Several groups are working on developing appropriate outcome measures for pediatric FSHD. This can be accelerated by adaptation of previously validated pediatric motor outcomes such as those in the National Institutes of Health toolbox. The use of advanced technologies, video, and patientreported outcomes is also being explored.
Off-label is not a panacea
Some parents believe that once a drug is approved for adults, they will be able to get that drug prescribed by their child’s doctor “off label,” the practice of using a medication for a purpose or in a manner that is not specifically approved by the regulatory authorities.

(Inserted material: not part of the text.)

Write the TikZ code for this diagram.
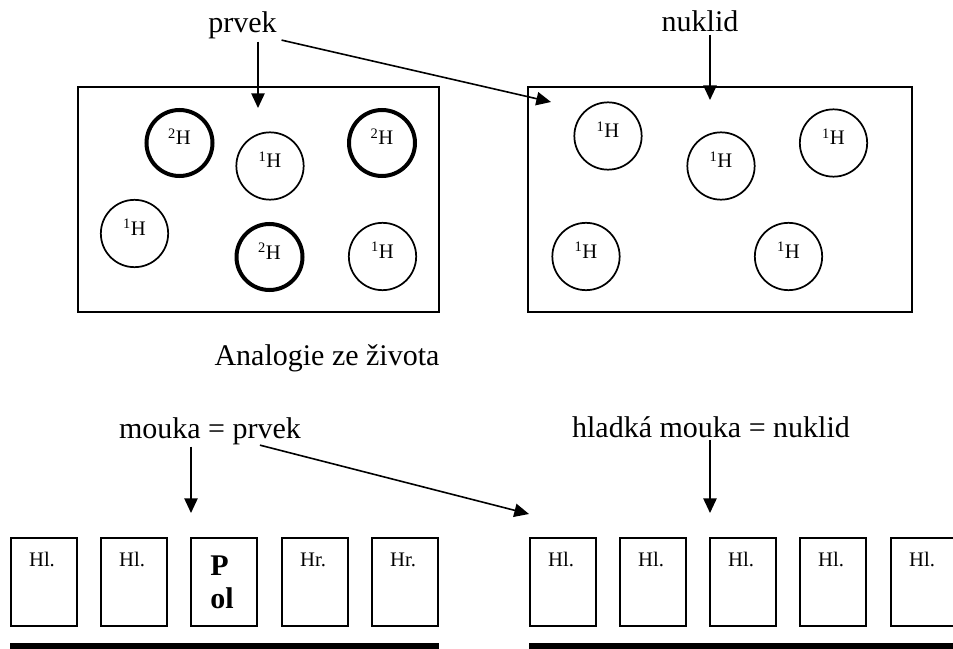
\documentclass[tikz,border=0pt]{standalone}
\usepackage{fontspec}
\setmainfont{Liberation Serif}
\usetikzlibrary{arrows.meta}
\begin{document}
\begin{tikzpicture}[x=0.75pt,y=-0.75pt,
  lbl/.style={font=\fontsize{22.5}{27}\selectfont, inner sep=0pt, anchor=base},
  frame/.style={draw, line width=1.5pt},
  atom/.style={draw, circle, line width=1.3pt, minimum size=50.5pt, inner sep=0pt},
  heavy/.style={atom, line width=3pt, minimum size=49.5pt},
  iso/.style={font=\fontsize{15.5}{17}\selectfont, inner sep=0pt, anchor=base},
  cell/.style={draw, line width=1.5pt, minimum width=49.5pt, minimum height=66pt, inner sep=0pt},
  bold/.style={font=\fontsize{22.5}{24.75}\selectfont\bfseries, inner sep=0pt, align=left},
  arr/.style={-{Triangle[length=11pt,width=10pt]}, line width=1.2pt, shorten <=1.5pt},
  bar/.style={fill=black}
]
\clip (0,0) rectangle (953,649);
\fill[white] (0,0) rectangle (953,649);

% titles
\node[lbl] (prvek) at (242.5,33) {prvek};
\node[lbl] (nuklid) at (700,32) {nuklid};
\node[lbl] (analog) at (327,365) {Analogie ze života};
\node[lbl] (mouka) at (210,438) {mouka = prvek};
\node[lbl] (hladka) at (711,437) {hladká mouka = nuklid};

% frames
\draw[frame] (78,87) rectangle (439,312);
\draw[frame] (528,87) rectangle (912,312);

% left frame atoms
\node[heavy] (a1) at (179.5,143) {};
\node[atom]  (a2) at (270,166) {};
\node[heavy] (a3) at (382,143) {};
\node[atom]  (a4) at (134.5,233.5) {};
\node[heavy] (a5) at (269.5,257) {};
\node[atom]  (a6) at (382.5,256.5) {};
\node[iso] (l1) at ([yshift=-1.5pt]a1.center) {\textsuperscript{2}H};
\node[iso] (l2) at ([yshift=-1.5pt]a2.center) {\textsuperscript{1}H};
\node[iso] (l3) at ([yshift=-1.5pt]a3.center) {\textsuperscript{2}H};
\node[iso] (l4) at ([yshift=-1.5pt]a4.center) {\textsuperscript{1}H};
\node[iso] (l5) at ([yshift=-1.5pt]a5.center) {\textsuperscript{2}H};
\node[iso] (l6) at ([yshift=-1.5pt]a6.center) {\textsuperscript{1}H};

% right frame atoms
\node[atom] (b1) at (608,136) {};
\node[atom] (b2) at (721,166) {};
\node[atom] (b3) at (833.5,143) {};
\node[atom] (b4) at (586,256.5) {};
\node[atom] (b5) at (788.5,256.5) {};
\node[iso] (m1) at ([yshift=-1.5pt]b1.center) {\textsuperscript{1}H};
\node[iso] (m2) at ([yshift=-1.5pt]b2.center) {\textsuperscript{1}H};
\node[iso] (m3) at ([yshift=-1.5pt]b3.center) {\textsuperscript{1}H};
\node[iso] (m4) at ([yshift=-1.5pt]b4.center) {\textsuperscript{1}H};
\node[iso] (m5) at ([yshift=-1.5pt]b5.center) {\textsuperscript{1}H};

% arrow tips
\coordinate (t1) at (258,108);
\coordinate (t2) at (551,102);
\coordinate (t3) at (710,100);
\coordinate (t4) at (191,513);
\coordinate (t5) at (529,514);
\coordinate (t6) at (710,513);
\coordinate (mx) at (258,0);

\draw[arr] (prvek.south -| t1) -- (t1);
\draw[arr] ([xshift=2pt]prvek.south east) -- (t2);
\draw[arr] (nuklid.south -| t3) -- (t3);
\draw[arr] (mouka.south -| t4) -- (t4);
\draw[arr] (mouka.south -| mx) -- (t5);
\draw[arr] (hladka.south -| t6) -- (t6);

% bottom cells left
\node[cell] (c1) at (44,582) {};
\node[cell] (c2) at (134,582) {};
\node[cell] (c3) at (224,582) {};
\node[cell] (c4) at (315,582) {};
\node[cell] (c5) at (405,582) {};
\node[iso] (q1) at (42,566) {Hl.};
\node[iso] (q2) at (132,566) {Hl.};
\node[bold, anchor=base west] (q3) at (210,608) {P\\ol};
\node[iso] (q4) at (313,566) {Hr.};
\node[iso] (q5) at (403,566) {Hr.};
\fill[bar] (10,643) rectangle (439,652);

% bottom cells right
\node[cell] (d1) at (563,582) {};
\node[cell] (d2) at (653,582) {};
\node[cell] (d3) at (743,582) {};
\node[cell] (d4) at (833,582) {};
\node[cell] (d5) at (924,582) {};
\node[iso] (r1) at (561,566) {Hl.};
\node[iso] (r2) at (651,566) {Hl.};
\node[iso] (r3) at (741,566) {Hl.};
\node[iso] (r4) at (831,566) {Hl.};
\node[iso] (r5) at (922,566) {Hl.};
\fill[bar] (529,643) rectangle (960,652);
\end{tikzpicture}
\end{document}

This practice comes with important consequences. Insurance companies often will not cover the medication for off-label use, leading to out-of-pocket costs for patients. Without insurance reimbursement, these treatments would likely be out of reach for most families. Additionally, because off-label use lacks the rigorous testing and research typically associated with approved uses, their off-label use could expose patients to unanticipated risks.
Pediatric and non-ambulatory populations often face unique challenges, and excluding them from research can hinder the development of comprehensive treatments. By actively seeking ways to include these individuals in trials and adapting protocols to their needs, companies can contribute significantly to improving the lives of all FSHD patients.

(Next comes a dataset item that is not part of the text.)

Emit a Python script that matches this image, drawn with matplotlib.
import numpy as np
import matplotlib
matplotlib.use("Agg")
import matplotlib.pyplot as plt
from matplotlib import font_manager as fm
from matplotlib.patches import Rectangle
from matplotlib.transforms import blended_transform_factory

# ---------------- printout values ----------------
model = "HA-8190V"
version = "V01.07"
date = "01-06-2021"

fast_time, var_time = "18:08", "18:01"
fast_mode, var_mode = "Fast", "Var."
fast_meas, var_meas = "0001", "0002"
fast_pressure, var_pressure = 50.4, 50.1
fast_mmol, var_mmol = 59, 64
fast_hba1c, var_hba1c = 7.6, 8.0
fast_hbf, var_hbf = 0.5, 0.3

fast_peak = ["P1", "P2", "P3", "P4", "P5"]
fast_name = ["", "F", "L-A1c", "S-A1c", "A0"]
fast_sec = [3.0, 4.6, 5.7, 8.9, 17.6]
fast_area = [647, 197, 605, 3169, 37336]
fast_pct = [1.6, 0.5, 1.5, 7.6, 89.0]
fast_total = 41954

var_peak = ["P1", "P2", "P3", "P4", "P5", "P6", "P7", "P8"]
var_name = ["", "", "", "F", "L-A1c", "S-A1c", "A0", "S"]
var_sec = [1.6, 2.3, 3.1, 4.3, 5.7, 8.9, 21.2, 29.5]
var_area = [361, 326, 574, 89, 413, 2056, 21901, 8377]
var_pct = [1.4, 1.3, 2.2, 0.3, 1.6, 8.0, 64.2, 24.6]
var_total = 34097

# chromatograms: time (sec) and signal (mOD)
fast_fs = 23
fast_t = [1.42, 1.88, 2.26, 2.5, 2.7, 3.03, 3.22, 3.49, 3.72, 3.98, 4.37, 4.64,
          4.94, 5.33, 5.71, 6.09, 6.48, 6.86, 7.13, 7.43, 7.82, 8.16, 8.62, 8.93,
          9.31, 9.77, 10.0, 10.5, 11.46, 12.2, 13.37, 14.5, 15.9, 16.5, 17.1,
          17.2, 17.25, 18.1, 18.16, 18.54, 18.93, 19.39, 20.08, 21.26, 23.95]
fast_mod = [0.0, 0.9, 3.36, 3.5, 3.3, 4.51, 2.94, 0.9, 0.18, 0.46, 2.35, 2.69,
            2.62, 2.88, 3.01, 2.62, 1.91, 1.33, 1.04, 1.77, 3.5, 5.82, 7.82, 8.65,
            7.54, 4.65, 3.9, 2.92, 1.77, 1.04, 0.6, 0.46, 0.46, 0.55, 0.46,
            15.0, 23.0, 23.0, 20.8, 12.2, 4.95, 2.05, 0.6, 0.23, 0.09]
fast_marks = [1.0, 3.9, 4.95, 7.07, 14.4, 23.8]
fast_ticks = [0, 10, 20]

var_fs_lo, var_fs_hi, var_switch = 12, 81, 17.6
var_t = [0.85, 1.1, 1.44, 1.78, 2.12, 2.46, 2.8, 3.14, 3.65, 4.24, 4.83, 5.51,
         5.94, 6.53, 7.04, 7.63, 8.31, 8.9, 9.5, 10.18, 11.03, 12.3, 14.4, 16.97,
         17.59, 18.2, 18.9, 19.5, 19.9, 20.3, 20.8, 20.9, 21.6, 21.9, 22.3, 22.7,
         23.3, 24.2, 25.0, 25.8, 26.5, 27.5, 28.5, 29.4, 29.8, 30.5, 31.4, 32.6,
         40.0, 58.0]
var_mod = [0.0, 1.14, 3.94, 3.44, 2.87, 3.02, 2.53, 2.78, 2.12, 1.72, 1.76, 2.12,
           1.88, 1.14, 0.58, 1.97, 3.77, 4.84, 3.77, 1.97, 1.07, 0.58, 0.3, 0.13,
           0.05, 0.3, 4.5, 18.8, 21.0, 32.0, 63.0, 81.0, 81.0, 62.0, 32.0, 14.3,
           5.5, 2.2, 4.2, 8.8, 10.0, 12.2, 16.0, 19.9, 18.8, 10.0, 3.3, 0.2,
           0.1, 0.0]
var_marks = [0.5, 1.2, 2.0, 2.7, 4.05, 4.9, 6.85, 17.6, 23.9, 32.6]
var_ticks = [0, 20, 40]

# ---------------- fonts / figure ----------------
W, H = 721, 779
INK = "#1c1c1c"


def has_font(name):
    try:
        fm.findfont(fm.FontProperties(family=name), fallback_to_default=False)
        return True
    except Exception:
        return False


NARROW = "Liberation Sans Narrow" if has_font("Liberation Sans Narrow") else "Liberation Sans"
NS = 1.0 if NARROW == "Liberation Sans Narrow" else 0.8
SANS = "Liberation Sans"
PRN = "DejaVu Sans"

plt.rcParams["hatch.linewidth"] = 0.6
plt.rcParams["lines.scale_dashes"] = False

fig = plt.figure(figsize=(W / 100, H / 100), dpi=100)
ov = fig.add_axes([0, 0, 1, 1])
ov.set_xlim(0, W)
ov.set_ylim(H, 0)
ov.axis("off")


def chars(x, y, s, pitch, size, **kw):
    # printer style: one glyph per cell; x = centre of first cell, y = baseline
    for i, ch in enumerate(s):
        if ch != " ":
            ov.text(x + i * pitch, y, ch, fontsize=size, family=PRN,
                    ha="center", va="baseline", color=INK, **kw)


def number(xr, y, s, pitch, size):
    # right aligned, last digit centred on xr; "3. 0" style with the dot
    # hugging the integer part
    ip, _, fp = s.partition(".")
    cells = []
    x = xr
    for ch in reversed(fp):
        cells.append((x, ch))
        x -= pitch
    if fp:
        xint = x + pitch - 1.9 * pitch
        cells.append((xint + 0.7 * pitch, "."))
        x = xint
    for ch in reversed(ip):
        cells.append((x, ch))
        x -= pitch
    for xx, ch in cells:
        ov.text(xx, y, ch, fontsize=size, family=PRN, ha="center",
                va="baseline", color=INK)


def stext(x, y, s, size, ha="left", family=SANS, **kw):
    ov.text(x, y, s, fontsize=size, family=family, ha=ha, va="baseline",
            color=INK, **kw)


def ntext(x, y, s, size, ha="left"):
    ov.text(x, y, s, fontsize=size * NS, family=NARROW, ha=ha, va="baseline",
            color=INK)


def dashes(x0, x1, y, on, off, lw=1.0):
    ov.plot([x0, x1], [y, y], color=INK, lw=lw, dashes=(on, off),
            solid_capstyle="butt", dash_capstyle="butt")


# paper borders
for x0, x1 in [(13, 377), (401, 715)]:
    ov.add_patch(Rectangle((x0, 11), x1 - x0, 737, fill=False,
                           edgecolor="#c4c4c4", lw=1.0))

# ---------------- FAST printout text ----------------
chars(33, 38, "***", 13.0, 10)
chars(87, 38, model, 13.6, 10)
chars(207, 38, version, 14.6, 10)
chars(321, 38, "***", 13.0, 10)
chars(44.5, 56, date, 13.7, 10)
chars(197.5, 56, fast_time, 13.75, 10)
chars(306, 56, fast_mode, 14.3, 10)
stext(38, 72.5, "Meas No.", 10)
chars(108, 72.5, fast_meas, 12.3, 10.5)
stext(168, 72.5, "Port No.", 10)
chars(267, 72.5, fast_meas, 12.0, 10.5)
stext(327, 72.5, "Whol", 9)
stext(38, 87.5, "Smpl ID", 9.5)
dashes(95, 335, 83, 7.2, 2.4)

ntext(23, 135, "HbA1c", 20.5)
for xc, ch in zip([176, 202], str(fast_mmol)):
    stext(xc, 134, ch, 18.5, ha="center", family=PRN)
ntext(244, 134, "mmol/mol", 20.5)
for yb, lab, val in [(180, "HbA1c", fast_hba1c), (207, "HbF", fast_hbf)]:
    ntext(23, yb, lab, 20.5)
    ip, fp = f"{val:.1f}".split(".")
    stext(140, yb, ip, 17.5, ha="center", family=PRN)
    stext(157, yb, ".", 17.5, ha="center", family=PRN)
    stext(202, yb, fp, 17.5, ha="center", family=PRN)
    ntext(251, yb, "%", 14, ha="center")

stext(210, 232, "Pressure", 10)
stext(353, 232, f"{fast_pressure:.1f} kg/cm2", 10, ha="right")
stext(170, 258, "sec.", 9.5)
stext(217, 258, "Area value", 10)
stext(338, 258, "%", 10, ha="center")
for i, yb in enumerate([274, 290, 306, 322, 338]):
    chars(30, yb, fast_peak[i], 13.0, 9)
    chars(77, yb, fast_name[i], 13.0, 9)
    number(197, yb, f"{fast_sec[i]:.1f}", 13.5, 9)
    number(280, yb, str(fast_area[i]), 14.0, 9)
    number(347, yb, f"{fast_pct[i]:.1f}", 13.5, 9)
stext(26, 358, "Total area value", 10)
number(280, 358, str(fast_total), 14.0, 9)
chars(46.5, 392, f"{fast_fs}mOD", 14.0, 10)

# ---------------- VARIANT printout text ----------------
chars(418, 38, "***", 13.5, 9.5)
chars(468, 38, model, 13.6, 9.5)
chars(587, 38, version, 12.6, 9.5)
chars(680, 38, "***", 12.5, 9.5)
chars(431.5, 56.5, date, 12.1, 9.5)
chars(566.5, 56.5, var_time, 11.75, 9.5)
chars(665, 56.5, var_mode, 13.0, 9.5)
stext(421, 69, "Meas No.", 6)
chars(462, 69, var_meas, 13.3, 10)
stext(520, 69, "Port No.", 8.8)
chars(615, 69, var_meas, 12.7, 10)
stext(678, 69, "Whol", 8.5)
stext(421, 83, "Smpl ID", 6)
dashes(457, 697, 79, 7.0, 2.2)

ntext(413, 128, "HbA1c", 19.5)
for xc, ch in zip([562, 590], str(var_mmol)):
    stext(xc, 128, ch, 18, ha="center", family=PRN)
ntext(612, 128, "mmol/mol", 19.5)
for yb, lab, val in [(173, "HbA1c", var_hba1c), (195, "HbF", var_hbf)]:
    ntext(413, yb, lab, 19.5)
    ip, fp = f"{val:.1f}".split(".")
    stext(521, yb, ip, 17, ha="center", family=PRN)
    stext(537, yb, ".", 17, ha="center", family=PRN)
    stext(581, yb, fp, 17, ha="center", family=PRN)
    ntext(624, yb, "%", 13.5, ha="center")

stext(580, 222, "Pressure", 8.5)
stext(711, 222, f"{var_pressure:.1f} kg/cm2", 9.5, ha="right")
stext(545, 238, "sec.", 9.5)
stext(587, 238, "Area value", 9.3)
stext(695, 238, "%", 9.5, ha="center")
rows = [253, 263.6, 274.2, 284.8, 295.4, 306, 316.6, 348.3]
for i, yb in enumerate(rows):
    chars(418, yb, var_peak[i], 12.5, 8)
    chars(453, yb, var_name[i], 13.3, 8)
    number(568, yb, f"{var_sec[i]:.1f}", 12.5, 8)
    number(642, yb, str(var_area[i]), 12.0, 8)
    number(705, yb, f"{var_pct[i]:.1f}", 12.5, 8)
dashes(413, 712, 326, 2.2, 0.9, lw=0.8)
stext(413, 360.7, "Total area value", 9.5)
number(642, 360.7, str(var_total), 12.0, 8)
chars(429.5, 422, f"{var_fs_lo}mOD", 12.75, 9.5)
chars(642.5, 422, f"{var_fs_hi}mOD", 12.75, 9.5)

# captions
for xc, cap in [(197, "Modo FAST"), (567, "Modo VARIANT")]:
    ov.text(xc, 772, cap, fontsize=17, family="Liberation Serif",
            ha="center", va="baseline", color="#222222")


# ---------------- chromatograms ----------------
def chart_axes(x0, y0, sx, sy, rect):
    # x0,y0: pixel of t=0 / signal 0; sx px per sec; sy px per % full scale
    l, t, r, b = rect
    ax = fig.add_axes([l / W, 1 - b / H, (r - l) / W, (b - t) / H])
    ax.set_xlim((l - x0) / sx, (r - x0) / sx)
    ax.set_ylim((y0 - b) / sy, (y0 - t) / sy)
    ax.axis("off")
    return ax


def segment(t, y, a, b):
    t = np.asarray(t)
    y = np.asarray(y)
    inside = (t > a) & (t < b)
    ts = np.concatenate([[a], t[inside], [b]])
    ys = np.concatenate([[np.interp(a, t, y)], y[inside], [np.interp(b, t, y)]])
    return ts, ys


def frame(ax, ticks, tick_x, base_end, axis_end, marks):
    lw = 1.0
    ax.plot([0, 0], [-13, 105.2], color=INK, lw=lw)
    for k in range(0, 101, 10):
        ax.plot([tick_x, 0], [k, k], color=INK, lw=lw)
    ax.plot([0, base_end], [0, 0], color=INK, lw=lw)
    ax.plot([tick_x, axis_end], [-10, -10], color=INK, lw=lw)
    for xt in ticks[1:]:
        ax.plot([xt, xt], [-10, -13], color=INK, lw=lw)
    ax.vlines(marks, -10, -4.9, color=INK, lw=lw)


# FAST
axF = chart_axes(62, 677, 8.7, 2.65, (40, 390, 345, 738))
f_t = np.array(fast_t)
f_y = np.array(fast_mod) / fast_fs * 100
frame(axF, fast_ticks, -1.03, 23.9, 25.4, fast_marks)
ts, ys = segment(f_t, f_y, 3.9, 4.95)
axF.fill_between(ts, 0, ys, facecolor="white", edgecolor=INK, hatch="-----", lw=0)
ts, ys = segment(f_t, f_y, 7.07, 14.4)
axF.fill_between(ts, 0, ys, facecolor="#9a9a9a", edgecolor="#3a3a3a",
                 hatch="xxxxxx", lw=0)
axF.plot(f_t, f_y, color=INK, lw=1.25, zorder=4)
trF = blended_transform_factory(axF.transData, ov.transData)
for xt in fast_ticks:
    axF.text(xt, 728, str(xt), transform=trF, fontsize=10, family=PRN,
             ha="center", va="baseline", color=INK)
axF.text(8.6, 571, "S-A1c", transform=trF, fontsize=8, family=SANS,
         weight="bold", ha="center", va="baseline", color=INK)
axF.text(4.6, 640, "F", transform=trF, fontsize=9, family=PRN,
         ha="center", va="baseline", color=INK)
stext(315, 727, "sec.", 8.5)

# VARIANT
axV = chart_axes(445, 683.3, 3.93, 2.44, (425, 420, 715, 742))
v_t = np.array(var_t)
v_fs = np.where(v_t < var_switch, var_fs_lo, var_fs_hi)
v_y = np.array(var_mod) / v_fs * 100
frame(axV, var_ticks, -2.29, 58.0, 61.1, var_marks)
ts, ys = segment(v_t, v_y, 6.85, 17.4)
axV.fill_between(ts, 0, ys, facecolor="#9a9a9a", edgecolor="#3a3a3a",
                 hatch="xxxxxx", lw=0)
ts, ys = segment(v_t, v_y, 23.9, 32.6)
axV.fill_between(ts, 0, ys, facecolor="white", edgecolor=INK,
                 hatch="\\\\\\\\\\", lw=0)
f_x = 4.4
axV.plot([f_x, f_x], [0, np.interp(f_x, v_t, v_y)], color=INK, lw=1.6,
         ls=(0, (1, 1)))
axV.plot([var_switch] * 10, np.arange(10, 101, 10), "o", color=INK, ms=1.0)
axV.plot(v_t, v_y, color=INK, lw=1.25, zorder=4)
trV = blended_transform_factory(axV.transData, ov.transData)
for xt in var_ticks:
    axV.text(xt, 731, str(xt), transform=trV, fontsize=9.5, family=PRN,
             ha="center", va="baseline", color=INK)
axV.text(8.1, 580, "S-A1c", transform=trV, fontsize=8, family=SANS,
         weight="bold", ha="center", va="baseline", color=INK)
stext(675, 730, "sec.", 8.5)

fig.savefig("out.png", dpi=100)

Families must get involved
Parent and patient advocacy groups such as the FSHD Society, Solve FSHD, and other organizations are playing a pivotal role in raising awareness, funding research, and pushing for increased focus on the pediatric FSHD community. Much work still needs to be done – and all of it requires active participation by families.
Because it takes many years to start and run natural history studies, we are exploring the idea of “retrospective studies,” extracting data from our children’s past medical records and personal experiences to yield valuable insights into their disease progression, potential treatment approaches, and long-term outcomes.

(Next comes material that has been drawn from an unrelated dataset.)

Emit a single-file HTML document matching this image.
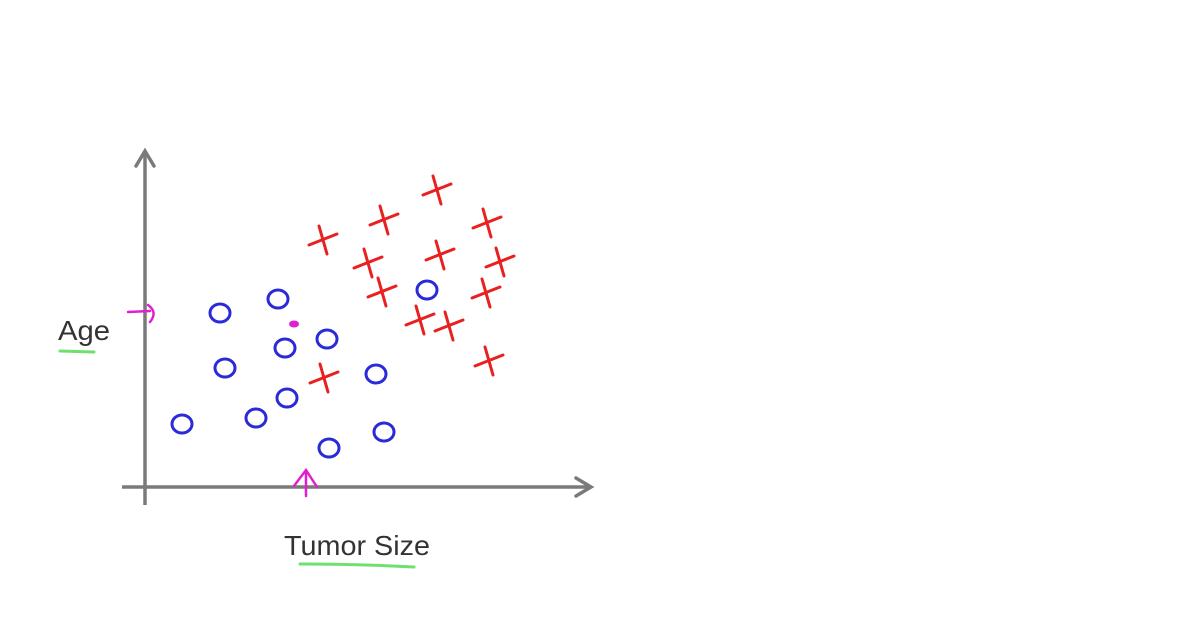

This type of collaboration among patients, researchers, and trial developers not only accelerates the pace of medical discoveries but also empowers individuals to play an active role in advancing their own healthcare and that of others facing similar challenges.
Exploring innovative trial designs like run-in periods or crossover studies along with various avenues to early treatment access, including expanded access programs, is crucial to the urgent needs of the pediatric FSHD community.
I left the summit encouraged by the companies’ strong support for pediatric clinical trials. But I am haunted by the most critical question of all: If we build it, will they come? Families are not showing up in the numbers we need for pediatric natural history studies. Lack of engagement creates the perception that there simply are not many pediatric patients, or that their families are not interested. Researchers and companies may feel it is too risky to launch a pediatric study. We need to show them we exist and are ready to engage.
Advocacy, collaboration, and research are the keys to making progress in the fight against FSHD. As a motivated and vocal community, we must address these issues and work together to pave the way for more effective treatments and a brighter future for all affected by FSHD.
A heartfelt thank you to Eva Chin, executive director of Solve FSHD, for working with the parent group and for pulling together and funding this landmark summit. Also, thank you to all the researchers, clinicians, biotech companies, and regulatory experts for attending the summit and working tirelessly to bring treatments to persons living with FSHD.